Matatā residents are unimpressed with the council’s suggestion to get everyone out of their homes following a 2005 flood that tore through houses across the Bay of Plenty town.
The council has been trying to figure out the best option for its future ever since but residents are saying the councils offer has been "nothing short of blackmail".
The Government, Whakatāne District Council and Bay of Plenty Regional Council will put up a combined $15 million to "co-fund a managed retreat that will enable at-risk property owners to sell their properties and relocate to a safer environment".
Whakatāne Mayor Tony Bonne has backed the approach, saying the safety of residents is paramount, but many of those on the ground are not happy.
"They tell us what to do and expect us to go along with it," Matatā resident Rick Whalley told TVNZ1's Breakfast.
Mr Whalley says the Matatā council made an offer but he has little as one month to accept it, although his house was not affected by the flood.
"Our house wasn’t touched or damaged and yet they still want us to leave."
"My wife and I have lived there for the past seven years."
Mr Whalley has asked the council to work with residents as opposed to making decisions without them.

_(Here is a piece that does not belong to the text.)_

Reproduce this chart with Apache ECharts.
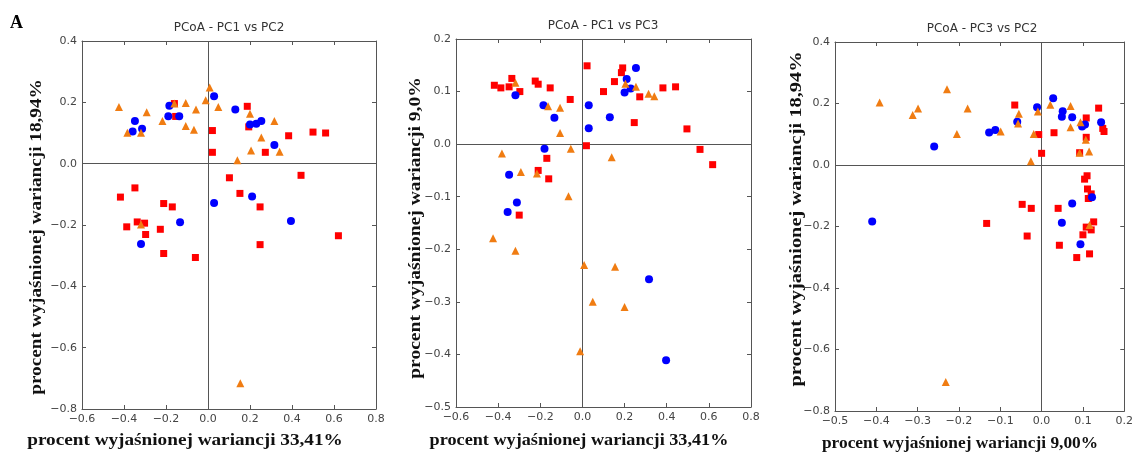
<!DOCTYPE html>
<html><head><meta charset="utf-8">
<script src="https://cdn.jsdelivr.net/npm/echarts@6/dist/echarts.min.js"></script>
<style>html,body{margin:0;padding:0;background:#fff}#c{width:1136px;height:457px}</style>
</head><body><div id="c"></div><script>
// ---- Data: [x, y] pairs ----
// Panel 1: PC1 vs PC2
const p1Red = [[-0.160,0.196],[-0.154,0.154],[0.187,0.187],[0.194,0.120],[0.021,0.108],[0.021,0.037],[0.273,0.037],[0.384,0.091],[0.500,0.103],[0.560,0.100],[0.102,-0.046],[0.152,-0.097],[0.443,-0.038],[-0.348,-0.079],[-0.417,-0.109],[-0.211,-0.130],[-0.170,-0.141],[0.248,-0.141],[-0.387,-0.206],[-0.337,-0.190],[-0.302,-0.194],[-0.297,-0.231],[-0.227,-0.214],[-0.211,-0.293],[-0.060,-0.306],[0.248,-0.264],[0.621,-0.235]];
const p1Blue = [[-0.348,0.139],[-0.359,0.105],[-0.314,0.114],[-0.184,0.189],[-0.189,0.155],[-0.137,0.155],[0.029,0.220],[0.130,0.177],[0.200,0.128],[0.230,0.130],[0.254,0.139],[0.316,0.061],[0.029,-0.128],[0.210,-0.107],[-0.133,-0.191],[-0.319,-0.262],[0.395,-0.187]];
const p1Orange = [[-0.424,0.185],[-0.384,0.101],[-0.319,0.101],[-0.292,0.168],[-0.217,0.139],[-0.160,0.196],[-0.106,0.198],[-0.106,0.123],[-0.067,0.111],[-0.057,0.177],[-0.011,0.207],[0.008,0.248],[0.049,0.185],[0.200,0.163],[0.254,0.085],[0.205,0.043],[0.140,0.011],[0.316,0.139],[0.341,0.039],[-0.319,-0.198],[0.154,-0.716]];
// Panel 2: PC1 vs PC3
const p2Red = [[-0.418,0.112],[-0.387,0.107],[-0.348,0.109],[-0.335,0.125],[-0.297,0.100],[-0.224,0.120],[-0.210,0.114],[-0.153,0.107],[-0.058,0.085],[0.022,0.149],[0.019,-0.003],[0.100,0.100],[0.152,0.119],[0.185,0.136],[0.191,0.145],[0.246,0.041],[0.272,0.090],[0.382,0.107],[0.442,0.109],[0.496,0.029],[0.558,-0.010],[0.618,-0.039],[-0.169,-0.027],[-0.210,-0.050],[-0.160,-0.066],[-0.300,-0.135]];
const p2Blue = [[-0.318,0.093],[-0.185,0.074],[-0.133,0.050],[0.030,0.074],[0.030,0.030],[0.130,0.051],[0.200,0.098],[0.210,0.124],[0.229,0.106],[0.254,0.145],[-0.180,-0.009],[-0.348,-0.058],[-0.311,-0.111],[-0.355,-0.129],[0.316,-0.257],[0.397,-0.411]];
const p2Orange = [[-0.318,0.117],[-0.163,0.072],[-0.106,0.069],[-0.106,0.021],[-0.055,-0.009],[-0.382,-0.018],[-0.292,-0.053],[-0.216,-0.056],[-0.066,-0.099],[0.139,-0.025],[0.204,0.115],[0.254,0.109],[0.314,0.096],[0.341,0.091],[-0.424,-0.179],[-0.318,-0.203],[0.008,-0.230],[0.155,-0.233],[0.049,-0.300],[0.200,-0.310],[-0.011,-0.394]];
// Panel 3: PC3 vs PC2
const p3Red = [[-0.065,0.195],[-0.007,0.099],[0.000,0.038],[0.030,0.105],[0.108,0.153],[0.108,0.090],[0.092,0.040],[0.138,0.185],[0.148,0.119],[0.151,0.109],[0.110,-0.035],[0.104,-0.046],[0.111,-0.078],[0.120,-0.094],[0.113,-0.109],[-0.047,-0.128],[-0.025,-0.141],[0.040,-0.141],[-0.035,-0.231],[0.126,-0.185],[0.108,-0.202],[0.120,-0.211],[0.100,-0.227],[0.043,-0.261],[0.116,-0.289],[0.085,-0.301],[-0.133,-0.190]];
const p3Blue = [[-0.410,-0.184],[-0.260,0.060],[-0.127,0.106],[-0.112,0.114],[-0.059,0.141],[-0.011,0.188],[0.028,0.217],[0.051,0.175],[0.049,0.157],[0.074,0.155],[0.098,0.125],[0.105,0.132],[0.144,0.139],[0.122,-0.105],[0.074,-0.125],[0.049,-0.188],[0.094,-0.258]];
const p3Orange = [[-0.392,0.203],[-0.312,0.163],[-0.299,0.184],[-0.229,0.246],[-0.179,0.184],[-0.205,0.101],[-0.099,0.109],[-0.057,0.135],[-0.055,0.167],[-0.019,0.101],[-0.009,0.174],[-0.026,0.012],[0.021,0.196],[0.070,0.192],[0.070,0.123],[0.094,0.139],[0.092,0.040],[0.115,0.044],[0.107,0.082],[0.116,-0.195],[-0.232,-0.706]];

// ---- Text ----
const panelTitles = ['PCoA - PC1 vs PC2','PCoA - PC1 vs PC3','PCoA - PC3 vs PC2'];
const xTitles = ['procent wyjaśnionej wariancji 33,41%','procent wyjaśnionej wariancji 33,41%','procent wyjaśnionej wariancji 9,00%'];
const yTitles = ['procent wyjaśnionej wariancji 18,94%','procent wyjaśnionej wariancji 9,0%','procent wyjaśnionej wariancji 18,94%'];
// axis ranges [min,max,interval]
const xRanges = [[-0.6,0.8,0.2],[-0.6,0.8,0.2],[-0.5,0.2,0.1]];
const yRanges = [[-0.8,0.4,0.2],[-0.5,0.2,0.1],[-0.8,0.4,0.2]];

const panels = [[p1Red,p1Blue,p1Orange],[p2Red,p2Blue,p2Orange],[p3Red,p3Blue,p3Orange]];
const grids = [
  {left:82, top:41, width:294, height:368},
  {left:456, top:39, width:295, height:368},
  {left:835, top:42, width:295, height:369}
];
const AX = '#555';
const fmt = v => (Math.round(v*10)/10).toFixed(1).replace('-','\u2212');
function axis(kind, g, r, pos){
  const showLab = (pos==='bottom'||pos==='left');
  return {type:'value', gridIndex:g, min:r[0], max:r[1], interval:r[2], position:pos,
    axisLine:{show:true, onZero:false, lineStyle:{color:AX, width:1}},
    axisTick:{show:true, inside:true, length:4, lineStyle:{color:AX, width:1}},
    axisLabel:{show:showLab, formatter:fmt, color:'#444', fontSize:11, fontFamily:'DejaVu Sans', margin:5, showMinLabel:true, showMaxLabel:true},
    splitLine:{show:false}};
}
const xAxis=[], yAxis=[], series=[];
const colors = ['#ff0000','#0000ff','#f07c12'];
const symbols = ['rect','circle','triangle'];
const sizes = [7,8,8];
panels.forEach((sets,g)=>{
  xAxis.push(axis('x',g,xRanges[g],'bottom'), axis('x',g,xRanges[g],'top'));
  yAxis.push(axis('y',g,yRanges[g],'left'), axis('y',g,yRanges[g],'right'));
  sets.forEach((d,k)=>{
    const s = {type:'scatter', xAxisIndex:2*g, yAxisIndex:2*g, data:d, symbol:symbols[k], symbolSize:sizes[k],
      itemStyle:{color:colors[k], opacity:1}, silent:true, z:3+k};
    if(k===0){
      s.markLine = {silent:true, symbol:['none','none'], label:{show:false}, animation:false,
        lineStyle:{color:AX, type:'solid', width:1}, data:[{xAxis:0},{yAxis:0}], z:1};
    }
    series.push(s);
  });
});

const titleFont = '12px "DejaVu Sans"';
const boldSerif = 'bold 17px "Liberation Serif"';
const xSX = [1.13, 1.07, 1.02];
const ySX = [1.13, 1.15, 1.2];
const titlePos = [[229,28],[603,26],[982,29]];
const xTitlePos = [[185,441],[579,441],[960,444]];
const yTitlePos = [[37,237],[416,228],[797,219]];
const graphic = [{type:'text', x:10, y:14, style:{text:'A', font:'bold 18px "Liberation Serif"', fill:'#000'}}];
for(let i=0;i<3;i++){
  graphic.push({type:'text', x:titlePos[i][0], y:titlePos[i][1], style:{text:panelTitles[i], font:titleFont, fill:'#333', align:'center', verticalAlign:'middle'}});
  graphic.push({type:'text', x:xTitlePos[i][0], y:xTitlePos[i][1], scaleX:xSX[i], style:{text:xTitles[i], font:boldSerif, fill:'#111', align:'center', verticalAlign:'middle'}});
  graphic.push({type:'text', x:yTitlePos[i][0], y:yTitlePos[i][1], rotation:Math.PI/2, scaleX:ySX[i], style:{text:yTitles[i], font:boldSerif, fill:'#111', align:'center', verticalAlign:'middle'}});
}

const chart = echarts.init(document.getElementById('c'), null, {renderer:'canvas'});
chart.setOption({animation:false, backgroundColor:'#fff', grid:grids, xAxis, yAxis, series, graphic});
</script></body></html>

Matatā resident Michelle Beach says this is a form of bullying and refuses to leave her home which has been in the family since 1953.
"I think the whole thing sucks from beginning to end," she says. "I floated around the house thinking me and my kids were going to die, just for the council to treat me like crap."
"It's been in my family for a long time and it's my children’s inheritance."
A hearing on the plan is set to take place later in the year after residents have considered the proposal.